* Start Listed records *
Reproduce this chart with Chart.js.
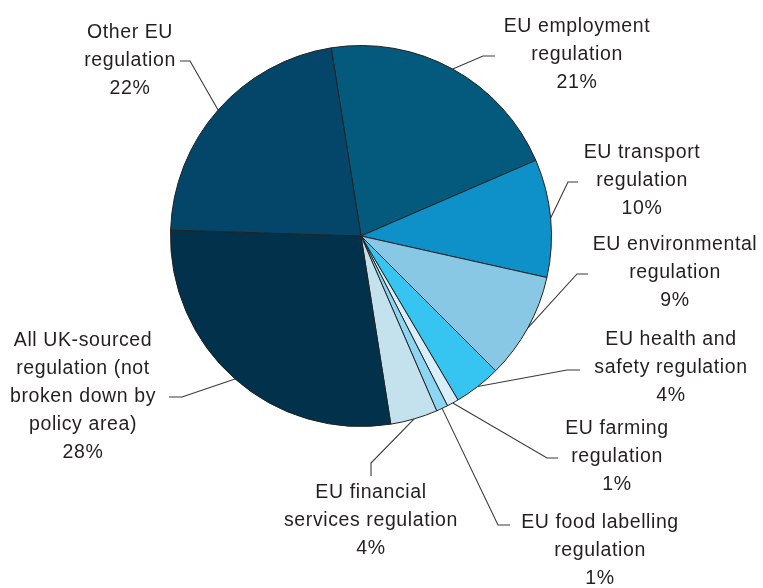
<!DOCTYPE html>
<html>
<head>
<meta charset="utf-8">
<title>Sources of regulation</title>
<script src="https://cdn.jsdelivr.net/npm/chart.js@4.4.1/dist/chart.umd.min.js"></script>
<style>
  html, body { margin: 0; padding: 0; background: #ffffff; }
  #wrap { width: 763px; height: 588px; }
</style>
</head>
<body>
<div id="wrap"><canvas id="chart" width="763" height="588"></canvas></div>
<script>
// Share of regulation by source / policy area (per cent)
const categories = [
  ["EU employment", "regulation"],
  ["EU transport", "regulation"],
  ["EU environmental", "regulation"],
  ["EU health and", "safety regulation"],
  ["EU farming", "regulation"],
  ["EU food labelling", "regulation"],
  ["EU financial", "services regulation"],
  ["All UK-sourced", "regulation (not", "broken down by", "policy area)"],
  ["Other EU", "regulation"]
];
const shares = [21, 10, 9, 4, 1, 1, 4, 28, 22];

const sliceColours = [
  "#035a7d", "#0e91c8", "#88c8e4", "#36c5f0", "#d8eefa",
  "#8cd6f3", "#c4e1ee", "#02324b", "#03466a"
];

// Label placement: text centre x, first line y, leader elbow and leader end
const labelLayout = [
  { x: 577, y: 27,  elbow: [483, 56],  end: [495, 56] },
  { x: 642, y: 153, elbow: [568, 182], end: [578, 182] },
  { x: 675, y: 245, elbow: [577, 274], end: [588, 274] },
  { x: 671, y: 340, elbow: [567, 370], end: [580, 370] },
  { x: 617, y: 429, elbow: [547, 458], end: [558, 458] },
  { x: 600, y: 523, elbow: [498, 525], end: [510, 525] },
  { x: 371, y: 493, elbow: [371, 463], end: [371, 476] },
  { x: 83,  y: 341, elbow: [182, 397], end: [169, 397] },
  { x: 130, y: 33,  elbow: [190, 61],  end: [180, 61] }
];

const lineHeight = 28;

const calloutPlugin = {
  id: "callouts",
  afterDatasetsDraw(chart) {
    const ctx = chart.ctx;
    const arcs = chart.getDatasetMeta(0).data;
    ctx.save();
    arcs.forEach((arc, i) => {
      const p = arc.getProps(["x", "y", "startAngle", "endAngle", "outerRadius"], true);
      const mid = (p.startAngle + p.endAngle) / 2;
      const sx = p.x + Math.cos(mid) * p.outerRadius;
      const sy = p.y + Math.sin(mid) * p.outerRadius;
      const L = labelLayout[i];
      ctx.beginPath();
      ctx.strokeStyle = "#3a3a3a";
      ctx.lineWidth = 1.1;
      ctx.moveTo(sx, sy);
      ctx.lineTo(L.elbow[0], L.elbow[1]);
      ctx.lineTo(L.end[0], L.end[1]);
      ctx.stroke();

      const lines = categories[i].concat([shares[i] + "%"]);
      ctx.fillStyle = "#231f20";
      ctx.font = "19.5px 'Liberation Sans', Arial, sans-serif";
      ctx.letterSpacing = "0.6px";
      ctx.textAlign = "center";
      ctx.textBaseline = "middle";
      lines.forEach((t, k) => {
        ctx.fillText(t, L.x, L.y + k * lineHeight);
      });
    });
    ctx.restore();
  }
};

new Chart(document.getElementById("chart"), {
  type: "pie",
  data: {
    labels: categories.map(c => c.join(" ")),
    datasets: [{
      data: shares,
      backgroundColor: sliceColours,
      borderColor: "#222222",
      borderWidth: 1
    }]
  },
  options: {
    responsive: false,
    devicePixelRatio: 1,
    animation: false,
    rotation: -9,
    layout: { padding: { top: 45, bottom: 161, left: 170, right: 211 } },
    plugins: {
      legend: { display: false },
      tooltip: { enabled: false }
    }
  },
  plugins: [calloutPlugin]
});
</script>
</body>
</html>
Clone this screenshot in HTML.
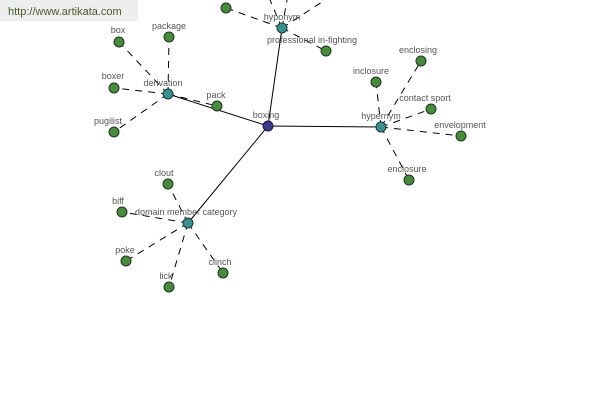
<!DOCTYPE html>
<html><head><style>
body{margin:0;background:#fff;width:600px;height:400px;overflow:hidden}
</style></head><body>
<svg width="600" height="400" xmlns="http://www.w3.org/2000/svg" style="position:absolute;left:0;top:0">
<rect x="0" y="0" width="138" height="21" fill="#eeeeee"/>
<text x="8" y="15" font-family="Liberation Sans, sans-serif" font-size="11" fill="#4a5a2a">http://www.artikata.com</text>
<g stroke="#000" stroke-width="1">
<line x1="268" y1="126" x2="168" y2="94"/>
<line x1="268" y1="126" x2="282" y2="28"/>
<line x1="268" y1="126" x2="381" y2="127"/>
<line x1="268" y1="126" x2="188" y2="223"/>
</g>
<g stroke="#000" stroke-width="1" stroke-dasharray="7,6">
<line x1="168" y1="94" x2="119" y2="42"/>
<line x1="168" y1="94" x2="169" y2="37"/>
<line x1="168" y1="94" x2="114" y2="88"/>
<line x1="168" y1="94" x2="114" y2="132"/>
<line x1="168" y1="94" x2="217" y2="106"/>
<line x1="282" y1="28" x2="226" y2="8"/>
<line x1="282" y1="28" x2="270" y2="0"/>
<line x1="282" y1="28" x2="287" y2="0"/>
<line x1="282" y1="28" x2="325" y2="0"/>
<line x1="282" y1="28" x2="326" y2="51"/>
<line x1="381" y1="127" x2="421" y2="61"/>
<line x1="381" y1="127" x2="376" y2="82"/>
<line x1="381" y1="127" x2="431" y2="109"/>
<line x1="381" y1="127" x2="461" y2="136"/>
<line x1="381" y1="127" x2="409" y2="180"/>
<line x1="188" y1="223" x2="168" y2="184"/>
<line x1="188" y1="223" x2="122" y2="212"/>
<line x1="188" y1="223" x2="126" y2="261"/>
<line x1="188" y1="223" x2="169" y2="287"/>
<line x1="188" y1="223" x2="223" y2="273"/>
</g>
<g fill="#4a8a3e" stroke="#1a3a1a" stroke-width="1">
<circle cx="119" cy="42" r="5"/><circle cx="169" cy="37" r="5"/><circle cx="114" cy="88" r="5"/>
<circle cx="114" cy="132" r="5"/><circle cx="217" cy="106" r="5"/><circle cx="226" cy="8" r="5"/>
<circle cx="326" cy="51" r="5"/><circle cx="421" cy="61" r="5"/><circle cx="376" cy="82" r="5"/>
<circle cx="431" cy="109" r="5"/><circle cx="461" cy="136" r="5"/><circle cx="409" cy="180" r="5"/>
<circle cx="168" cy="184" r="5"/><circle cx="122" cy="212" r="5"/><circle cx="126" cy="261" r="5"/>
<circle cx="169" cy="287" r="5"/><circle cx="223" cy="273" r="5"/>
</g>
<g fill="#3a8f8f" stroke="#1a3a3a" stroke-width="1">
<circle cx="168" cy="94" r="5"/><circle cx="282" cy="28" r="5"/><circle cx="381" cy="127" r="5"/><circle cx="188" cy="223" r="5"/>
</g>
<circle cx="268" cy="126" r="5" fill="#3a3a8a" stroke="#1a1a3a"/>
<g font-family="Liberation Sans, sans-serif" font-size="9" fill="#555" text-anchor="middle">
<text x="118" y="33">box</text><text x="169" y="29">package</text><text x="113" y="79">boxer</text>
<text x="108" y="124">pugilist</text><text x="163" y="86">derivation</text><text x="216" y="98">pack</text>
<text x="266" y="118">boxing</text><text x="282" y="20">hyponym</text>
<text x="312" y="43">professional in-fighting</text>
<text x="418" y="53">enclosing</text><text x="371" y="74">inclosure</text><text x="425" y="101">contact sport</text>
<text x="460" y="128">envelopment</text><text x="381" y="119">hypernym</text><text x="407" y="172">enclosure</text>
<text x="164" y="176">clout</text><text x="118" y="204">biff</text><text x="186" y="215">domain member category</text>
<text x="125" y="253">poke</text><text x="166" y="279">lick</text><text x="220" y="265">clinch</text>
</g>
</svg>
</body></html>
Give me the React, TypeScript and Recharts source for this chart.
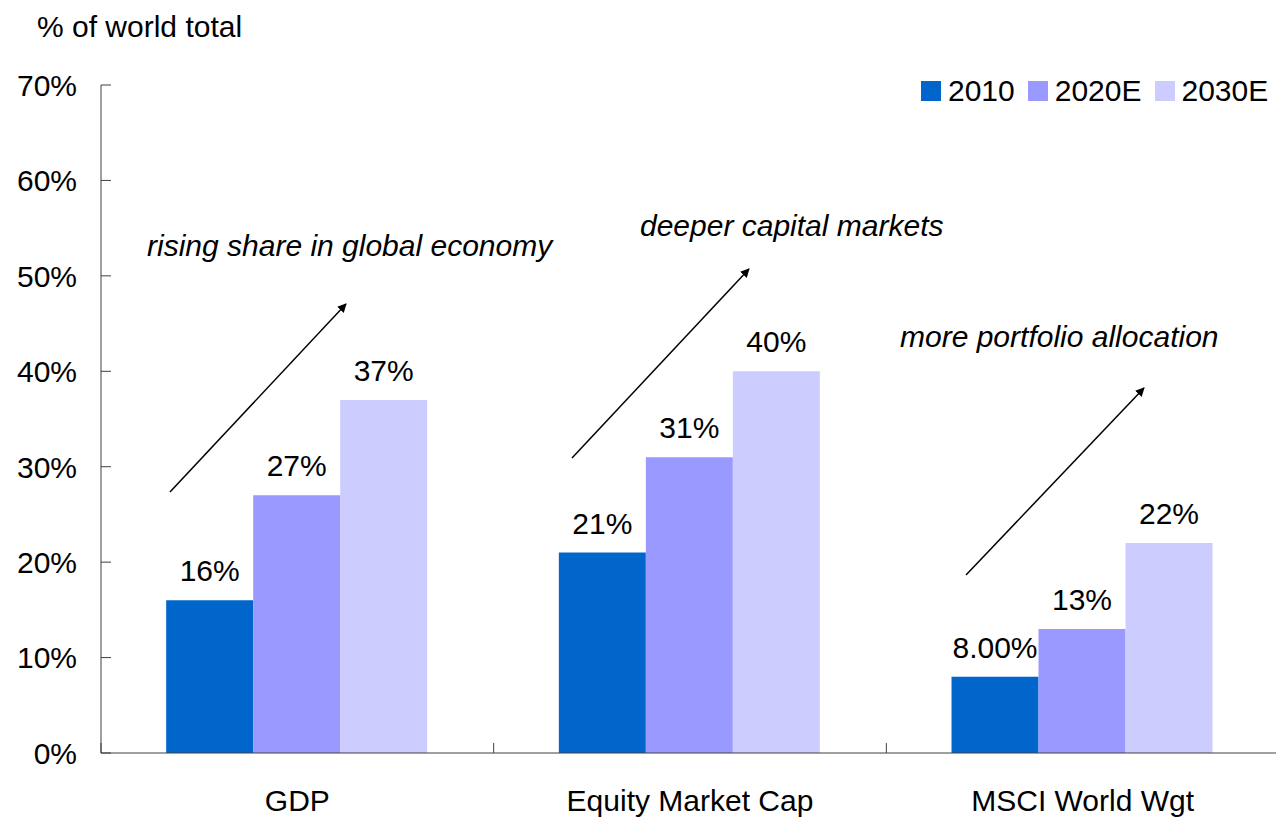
* End Listed records *
Exercise description
Report each line in the preceding entries that holds the string "this".

Solution below
Reproduce this chart with Chart.js.
Clone this screenshot in HTML.
Give me the React, TypeScript and Recharts source for this chart.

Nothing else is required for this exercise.